As I’ve said earlier, AUTUMN STREET was
autobiographical. But I changed many things. The childhood friend - the
cook’s grandchild - was actually a girl. Her name was Gloria. The real
Gloria was murdered, that was true. But the circumstances surrounding
the death of the fictionalized child, Charles, were different from those
of Gloria’s death.

I could, actually, have written more accurately about
the real events, though I would have had to do research because I
don’t know many of the details.
Would doing so have been painful for me? Oddly, I
think not. This is a very personal thing and perhaps would not be true
for you, or for others. But I find it very freeing and healing to talk -
or write - about painful things.
My own son was killed in an accident two years ago
and of course I had to send that sad news to many people, friends and
relatives. It was enormously comforting to me to sit down and write a
letter, telling of course the terrible news of his death - but also to
be able to relate with joy a little of his too-short but wonderfully
happy life.
I did that with the child Charles in AUTUMN STREET,
and I think I could have done it had I chosen to use the real child,
Gloria.
8) As a yet-to-be-published (how's that for optimism?) children's
writer, my question for you is: How do you KNOW for certain when your
story is done... perfect...flawless...? Is that only when it's printed
and bound between hard covers, or ?? Do you have a sense of completeness
or closure when you are satisfied with a story you've been working
on?
You never feel that a story is perfect or flawless.
And it isn’t. I have never written a flawless book and never will.
(And thank goodness; because if I did, why write another?) You simply
begin to feel that it is done, or at least as done as you can make it.
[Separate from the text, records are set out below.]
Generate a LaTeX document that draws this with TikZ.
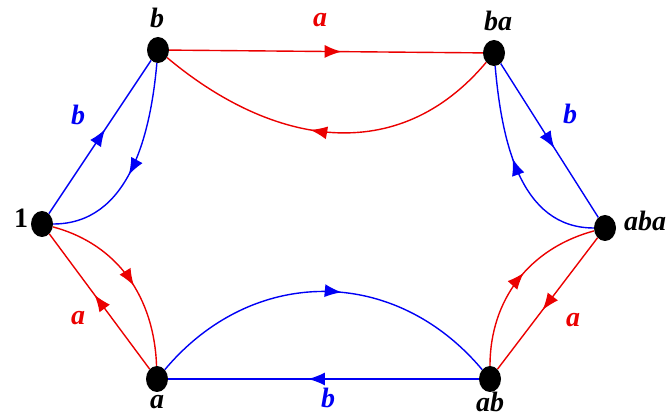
\documentclass[tikz,border=0pt]{standalone}
\usepackage{fontspec}
\setmainfont{Liberation Serif}
\usetikzlibrary{arrows.meta,positioning,decorations.markings,shapes.geometric}
\definecolor{edgeA}{RGB}{235,0,0}
\definecolor{edgeB}{RGB}{0,0,245}
\tikzset{
  vertex/.style={ellipse, fill=black, minimum width=22pt, minimum height=26pt, inner sep=0pt},
  vlabel/.style={font=\fontsize{28}{32}\selectfont\bfseries\itshape, inner sep=0pt},
  midarrow/.style={postaction={decorate},
    decoration={markings, mark=at position #1 with {\arrow{Latex[length=17pt,width=13pt]}}}},
  midarrow/.default=0.55,
  aedge/.style={edgeA, line width=1.4pt, midarrow},
  bedge/.style={edgeB, line width=1.4pt, midarrow}
}
\begin{document}
\begin{tikzpicture}[x=1pt, y=1pt]
    \useasboundingbox (0,0) rectangle (669,419);
    % --- the six group elements ---
    \node[vertex] (e)   at (42,195)  {};
    \node[vertex] (b)   at (158,369) {};
    \node[vertex] (ba)  at (494,366) {};
    \node[vertex] (aba) at (605,191) {};
    \node[vertex] (ab)  at (490,40)  {};
    \node[vertex] (a)   at (157,40)  {};
    % --- element names ---
    \node[vlabel, font=\fontsize{28}{32}\selectfont\bfseries] (le) at (21,201) {1};
    \node[vlabel] (lb)   at (157,401) {b};
    \node[vlabel] (lba)  at (498,398) {ba};
    \node[vlabel] (laba) at (645,198) {aba};
    \node[vlabel] (lab)  at (490,17)  {ab};
    \node[vlabel] (la)   at (157,17)  {a};
    % --- generator a: red edges ---
    \draw[aedge] (b) -- (ba);
    \draw[aedge] (ba) to[out=230, in=320, looseness=1.1] (b);
    \draw[aedge] (aba) -- (ab);
    \draw[aedge] (ab) to[out=90, in=195] (aba);
    \draw[aedge] (a) -- (e);
    \draw[aedge] (e) to[out=-15, in=92] (a);
    \node[vlabel, edgeA] (lat) at (320,399) {a};
    \node[vlabel, edgeA] (lar) at (573,99)  {a};
    \node[vlabel, edgeA] (lal) at (78,101)  {a};
    % --- generator b: blue edges ---
    \draw[bedge] (e) -- (b);
    \draw[bedge] (b) to[out=265, in=0] (e);
    \draw[bedge] (ba) -- (aba);
    \draw[bedge] (aba) to[out=180, in=275] (ba);
    \draw[bedge] (ab) -- (a);
    \draw[bedge] (a) to[out=50, in=130, looseness=1.1] (ab);
    \node[vlabel, edgeB] (lbl) at (78,304)  {b};
    \node[vlabel, edgeB] (lbr) at (570,305) {b};
    \node[vlabel, edgeB] (lbb) at (328,21)  {b};
\end{tikzpicture}
\end{document}
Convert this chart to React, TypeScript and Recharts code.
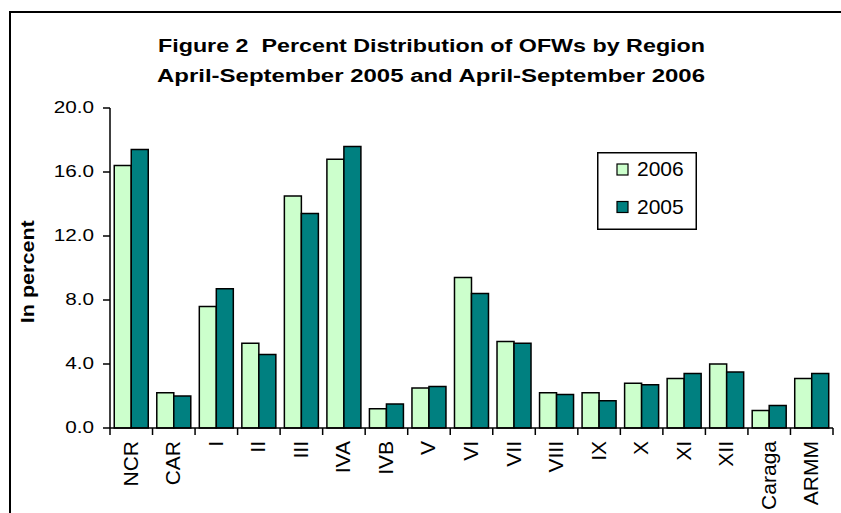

At that point I do feel a sense of satisfaction and completeness - but
it’s a false sense, because if I read a published book six months
later, or a year later - I then find things I wish I could change,
things I feel I could make better.
Hypothetically, then, if I held onto a manuscript for
a year - didn’t give it to the publisher right away when I thought it
"done" - I probably would see fixable flaws, revisions I’d
want to make. But then what? Then I’d give it to the publisher - and a
year after that, I’d read the published book, and AGAIN I’d see
changes to be made.
It could be a never-ending exercise. So the best
thing to do is finish, call it done, turn it in, and go on to the next
book.
9) What advice do you give to authors who would like to develop
their writing voice? What suggestions do you have for creating
self-discipline at writing?
As for "voice": I feel that you should write a
book as if you are writing a letter to a friend: telling about something
interesting, something meaningful, that has happened. It should be an
intimate and private telling, friend to friend. It should be YOU,
laughing, crying, teasing, angry, relating events, inviting your close
friend to pay attention, to empathize. That will be your voice, a
recognizable one.
The question about self-discipline is a tough one for
me. I don’t think self-discipline is a problem if you are doing work
that you love and that you feel is important. I can’t imagine anyplace
that I’d rather be than right here, at my desk. I need self-discipline
to make me get up and take the dog for a walk, or to cook dinner!
10) What changes would you make to The Giver if you could?
I wouldn’t change the ending, despite so many requests
for me to "explain" it (about 50% of my mail tells me they
like the ending as is). I left it ambiguous on purpose, so that readers
could bring their own thoughts to it.
But I would make the final third of the book - from
the place where Jonas rakes Gabriel and flees the community - longer. I
think that the escape section should have been a whole complex story in
itself; and as it is, it feels a little rushed to me. I was trying to
keep the book under 200 pages. Now I think that was an unnecessary
restriction that I placed on myself.
On the other hand - if I had extended that section,
made the book 250 pages long, it would not have been published until the
next year. And so it would probably not have won the Newbery Medal,
because WALK TWO MOONS was published that next year, and so...
I guess I was wise to quit when I did.